— И это единственный мой талант, — усмехнулся Дункан.
— Это намек на «Что с разбитым сердцем станет?». — И Хоуи завопил первый куплет песни.
— Как насчет последнего мартини на дорожку? — спросил Дункан.
— Звучит так, как будто ты идешь на расстрел, — заметила я.
— Просто еду в неизвестность, — ответил Дункан. — И страшно, и весело.
Хоуи хотел было что-то сказать, но внезапно отвернулся, по щекам у него потекли слезы. Дункан порывисто обнял друга за плечи.
— Возвращайся живым, — сказал Хоуи. — Я не перенесу смерти еще одного друга.
— Не собираюсь я умирать, — пробормотал Дункан.
— Так что поосторожнее там, капитан Сорвиголова.
— Как Джек? — спросил Дункан.
Хоуи опустил голову, теперь слезы лились в три ручья.
— Перед тем как ехать сюда, мы были в больнице, — сказала я. — Дела у него совсем плохи.
Джек попал в больницу Сент-Винсент всего пять дней назад, побывав накануне в офисе в последний раз. Добраться до кабинета самостоятельно он в последнее время не мог, требовалась моя помощь. Он ходил, опираясь на две трости. Саркомы Капоши на носу и во рту уже нагноились. До этого Хоуи несколько дней ночевал у Джека на диване в качестве ночной сиделки. Рано утром Хоуи возвращался к себе, чтобы принять душ и переодеться для работы, целыми днями ничего не ел, держался только на кофе и антидепрессантах. На смену Хоуи появлялась я, кое-как помогала Джеку одеться и загружала нас обоих в ожидающую машину. Члены совета директоров «Фаулер, Ньюмен и Каплан», надо отдать им должное, не только сообщили, что, пока у Джека есть силы появляться в издательстве, ему здесь всегда будут рады, но и предоставили машину с водителем, чтобы он мог в любое время поехать, куда ему нужно. (Это избавляло нас от многих унижений, так как таксисты часто проносились мимо, не желая перевозить явно больного человека.) Финансовый директор дома, Мел Морган, сказал мне с глазу на глаз, что, если Джеку понадобится ночная сиделка, он решит проблему с оплатой. Но Хоуи, услышав об этом от меня, заявил, что сам будет рядом с Джеком с заката до восхода солнца.
— Давай я подменю тебя хотя бы на две ночи в неделю, — предложила я.
— Предложение принято с благодарностью и отклонено. Я провожу Джека, буду при нем до того момента, пока он еще может оставаться дома. Другими словами, до конца.
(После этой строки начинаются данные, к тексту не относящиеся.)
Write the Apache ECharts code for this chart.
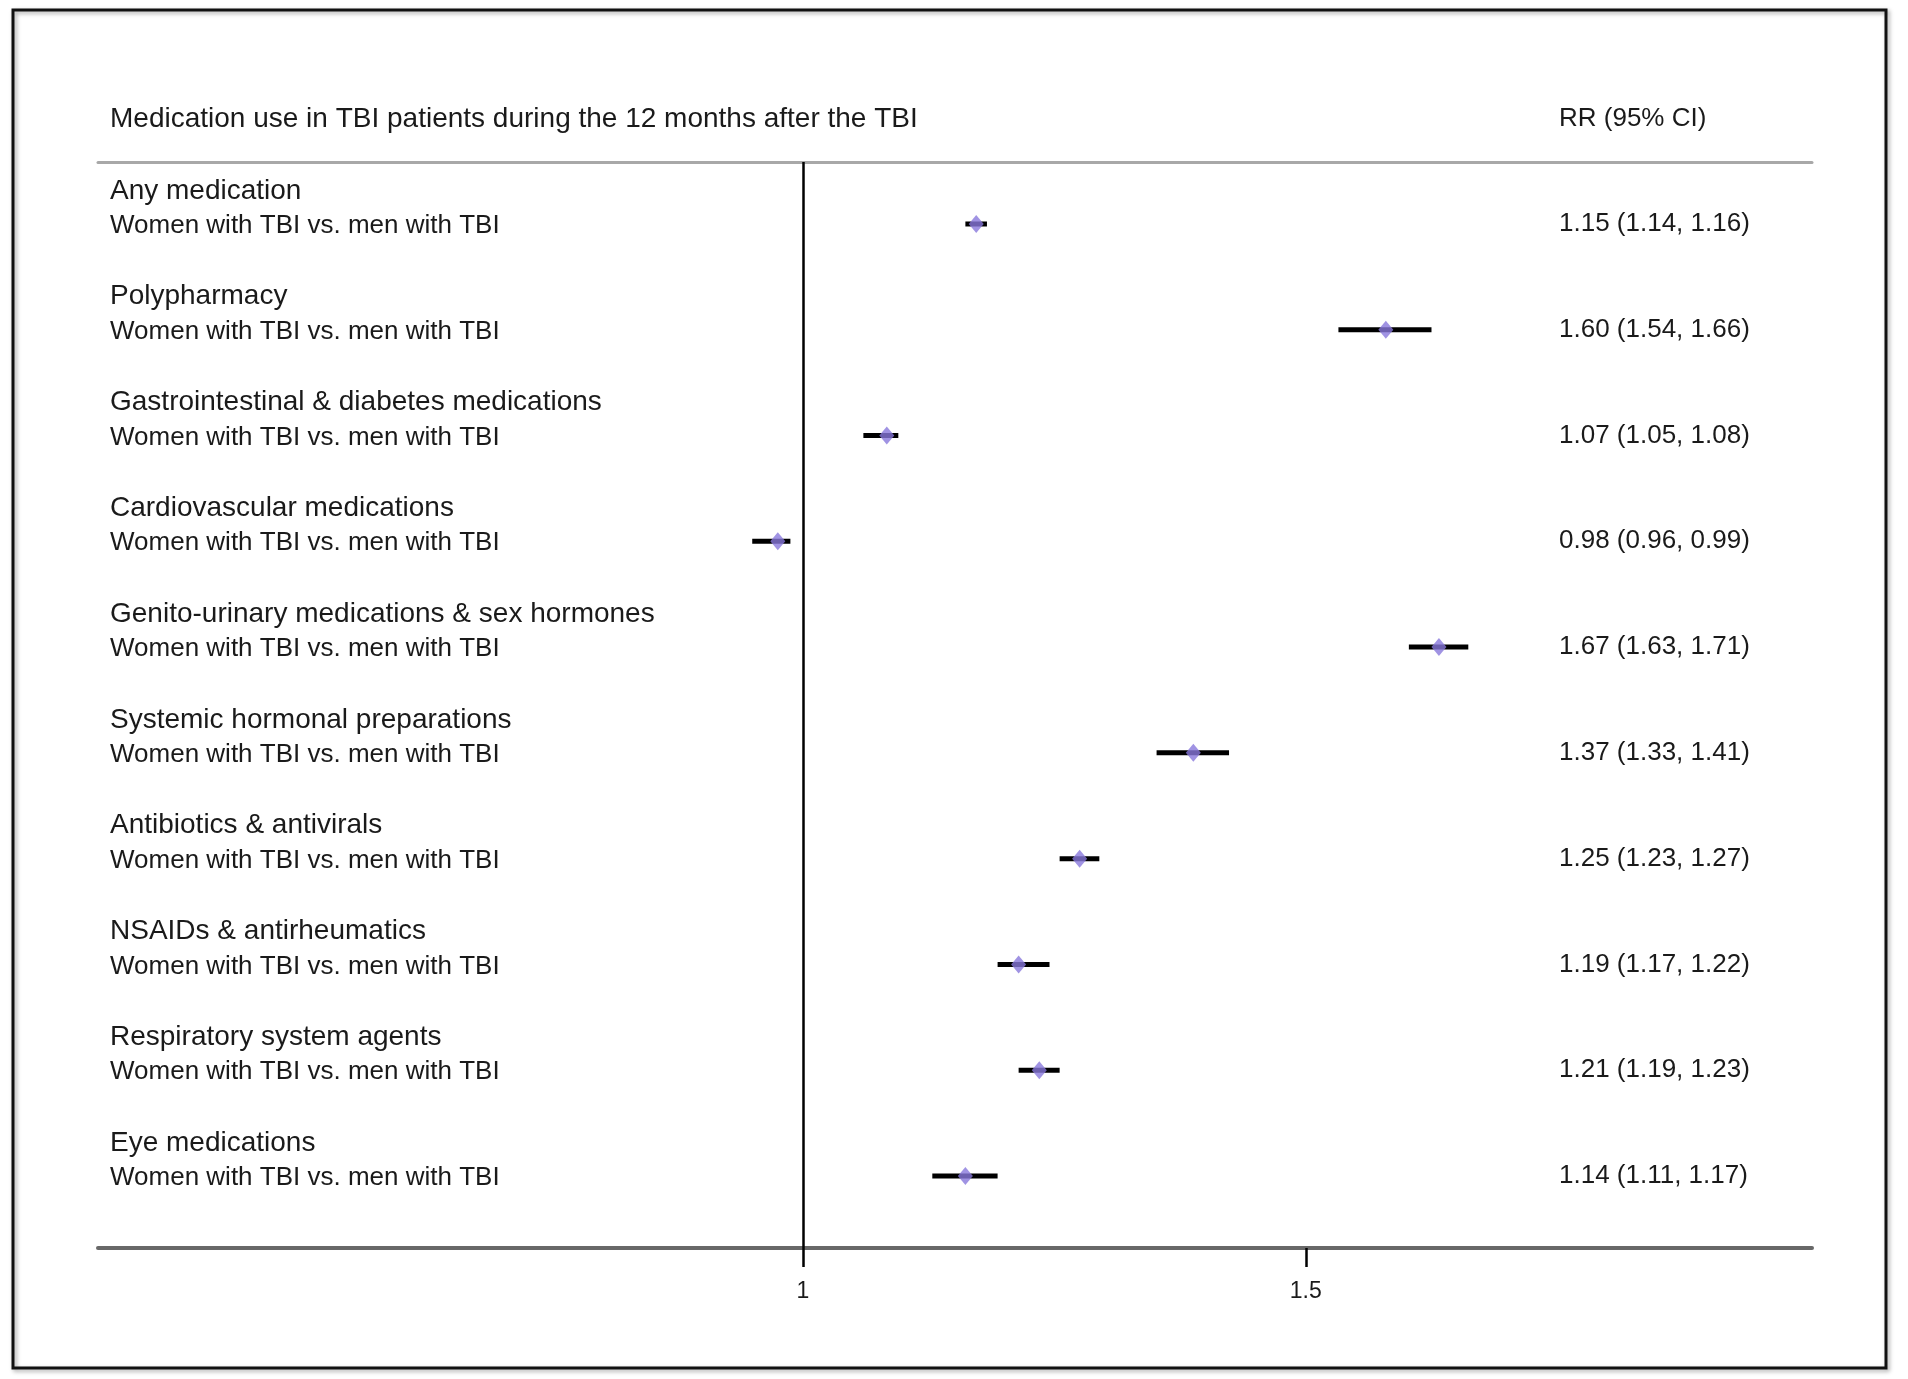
<!DOCTYPE html>
<html>
<head>
<meta charset="utf-8">
<script src="https://cdn.jsdelivr.net/npm/echarts@6/dist/echarts.min.js"></script>
<style>
  html, body { margin: 0; padding: 0; background: #ffffff; }
  #chart { width: 1908px; height: 1379px; }
</style>
</head>
<body>
<div id="chart"></div>
<script>
// ---- data ----
const headerLeft = 'Medication use in TBI patients during the 12 months after the TBI';
const headerRight = 'RR (95% CI)';
const categories = [
  'Any medication',
  'Polypharmacy',
  'Gastrointestinal & diabetes medications',
  'Cardiovascular medications',
  'Genito-urinary medications & sex hormones',
  'Systemic hormonal preparations',
  'Antibiotics & antivirals',
  'NSAIDs & antirheumatics',
  'Respiratory system agents',
  'Eye medications'
];
const comparisons = [
  'Women with TBI vs. men with TBI',
  'Women with TBI vs. men with TBI',
  'Women with TBI vs. men with TBI',
  'Women with TBI vs. men with TBI',
  'Women with TBI vs. men with TBI',
  'Women with TBI vs. men with TBI',
  'Women with TBI vs. men with TBI',
  'Women with TBI vs. men with TBI',
  'Women with TBI vs. men with TBI',
  'Women with TBI vs. men with TBI'
];
const rr    = [1.15, 1.60, 1.07, 0.98, 1.67, 1.37, 1.25, 1.19, 1.21, 1.14];
const ciLow = [1.14, 1.54, 1.05, 0.96, 1.63, 1.33, 1.23, 1.17, 1.19, 1.11];
const ciHigh= [1.16, 1.66, 1.08, 0.99, 1.71, 1.41, 1.27, 1.22, 1.23, 1.17];
const xTicks = [1, 1.5];
const refValue = 1;

// ---- derived ----
const rowIdx = categories.map((_, i) => i);
const rrLabels = rr.map((v, i) => v.toFixed(2) + ' (' + ciLow[i].toFixed(2) + ', ' + ciHigh[i].toFixed(2) + ')');
const ciData = rowIdx.map(i => [ciLow[i], ciHigh[i], i]);
const ptData = rowIdx.map(i => [rr[i], i]);

const FONT = 'Arial, "Liberation Sans", sans-serif';
const TXT = '#1a1a1a';
const X_MIN = 0.5665, X_MAX = 2.256;
const Y_MIN = -0.586, Y_MAX = 9.681;

const chart = echarts.init(document.getElementById('chart'), null, { renderer: 'canvas' });
chart.setOption({
  backgroundColor: '#ffffff',
  animation: false,
  textStyle: { fontFamily: FONT },
  title: [
    { text: headerLeft, left: 110, top: 105, padding: 0,
      textStyle: { fontSize: 28, fontWeight: 'normal', color: TXT, fontFamily: FONT, lineHeight: 28 } },
    { text: headerRight, left: 1559, top: 106, padding: 0,
      textStyle: { fontSize: 26, fontWeight: 'normal', color: TXT, fontFamily: FONT, lineHeight: 26 } }
  ],
  grid: { left: 98, right: 96, top: 162, bottom: 131, containLabel: false },
  xAxis: [
    {
      type: 'log', position: 'bottom', min: X_MIN, max: X_MAX,
      axisLine: { show: true, onZero: false, lineStyle: { color: '#686868', width: 4 } },
      axisTick: { show: true, customValues: xTicks, length: 19, lineStyle: { color: '#000', width: 2.5 } },
      axisLabel: { show: true, customValues: xTicks, margin: 32, fontSize: 23, color: TXT, fontFamily: FONT,
        formatter: v => String(v) },
      splitLine: { show: false }, minorTick: { show: false }, minorSplitLine: { show: false }
    },
    {
      type: 'log', position: 'top', min: X_MIN, max: X_MAX,
      axisLine: { show: true, onZero: false, lineStyle: { color: '#a8a8a8', width: 3 } },
      axisTick: { show: false }, axisLabel: { show: false }, splitLine: { show: false }
    }
  ],
  yAxis: [
    {
      type: 'value', position: 'left', inverse: true, min: Y_MIN, max: Y_MAX,
      axisLine: { show: false }, axisTick: { show: false }, splitLine: { show: false },
      axisLabel: {
        show: true, inside: true, margin: 12, align: 'left', verticalAlign: 'middle',
        padding: [4, 0, 0, 0],
        customValues: rowIdx,
        formatter: v => '{c|' + categories[v] + '}\n{s|' + comparisons[v] + '}\n{e| }',
        rich: {
          c: { fontSize: 28, lineHeight: 35, color: TXT, fontFamily: FONT },
          s: { fontSize: 26, lineHeight: 35, color: TXT, fontFamily: FONT },
          e: { fontSize: 26, lineHeight: 35, color: TXT, fontFamily: FONT }
        }
      }
    },
    {
      type: 'value', position: 'right', inverse: true, min: Y_MIN, max: Y_MAX,
      axisLine: { show: false }, axisTick: { show: false }, splitLine: { show: false },
      axisLabel: {
        show: true, inside: true, margin: 253, align: 'left', verticalAlign: 'middle',
        padding: [4, 0, 0, 0],
        customValues: rowIdx,
        formatter: v => rrLabels[v],
        fontSize: 26, color: TXT, fontFamily: FONT
      }
    }
  ],
  series: [
    {
      type: 'custom', xAxisIndex: 0, yAxisIndex: 0, silent: true,
      encode: { x: [0, 1], y: 2 },
      data: ciData,
      renderItem: (params, api) => {
        const a = api.coord([api.value(0), api.value(2)]);
        const b = api.coord([api.value(1), api.value(2)]);
        return { type: 'line', shape: { x1: a[0], y1: a[1], x2: b[0], y2: b[1] },
          style: { stroke: '#000000', lineWidth: 5 } };
      },
      z: 3
    },
    {
      type: 'scatter', xAxisIndex: 0, yAxisIndex: 0, silent: true,
      symbol: 'diamond', symbolSize: [15, 18],
      itemStyle: { color: '#8878dc' },
      data: ptData, z: 4,
      markLine: {
        silent: true, symbol: ['none', 'none'], label: { show: false },
        lineStyle: { color: '#000000', width: 2.5, type: 'solid' },
        data: [{ xAxis: refValue }], z: 2
      }
    }
  ],
  graphic: [
    { type: 'rect', z: 100, silent: true,
      shape: { x: 13, y: 10, width: 1873, height: 1358 },
      style: { fill: 'none', stroke: '#111111', lineWidth: 3,
        shadowBlur: 4, shadowColor: 'rgba(0,0,0,0.35)', shadowOffsetX: 2, shadowOffsetY: 2 } }
  ]
});
</script>
</body>
</html>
А финал приближался с трагической неизбежностью. Пять дней назад, добравшись до своего кабинета — он опирался на трость, а с другой стороны его поддерживала я, — Джек потерял сознание, не успев сесть за письменный стол. Вызвали «скорую помощь». Дежурные врачи, оценив состояние Джека, экстренно госпитализировали его в больницу Сент-Винсент. Я поехала с ним в машине «Скорой помощи», велев своей помощнице срочно позвонить на работу Хоуи и сообщить, что случилось. Довольно долго мы с Джеком ждали в приемном покое, он то приходил в себя, то впадал в забытье. Потом два санитара подняли его на каталку. Я смотрела, как Джека вкатили в большой лифт и доставили наверх, в специализированное отделение, где занимались жертвами этой все еще не излечимой смертоносной заразы. Когда я заявила санитарам, что поеду вместе с Джеком, они не возражали. Дверь лифта открылась, и передо мной открылась незабываемая картина — управляемый хаос. Все палаты были настолько переполнены, что для Джека там не было места. Его разместили в центральном коридоре отделения. Оглядываясь по сторонам, я видела мужчин — и нескольких женщин — на разных стадиях умирания. Рядом с ними, пытаясь облегчить своим близким смерть или оказать хоть какую-то помощь, толпились друзья, члены семей, сотрудники. Врачи и медсестры метались от постели к постели, пытаясь поддерживать хоть какой-то порядок, под крики и стоны пациентов и тех, кто за ними ухаживал, сливавшиеся в жуткую, угнетающую какофонию, унять которую было невозможно, хотя она тревожила всех.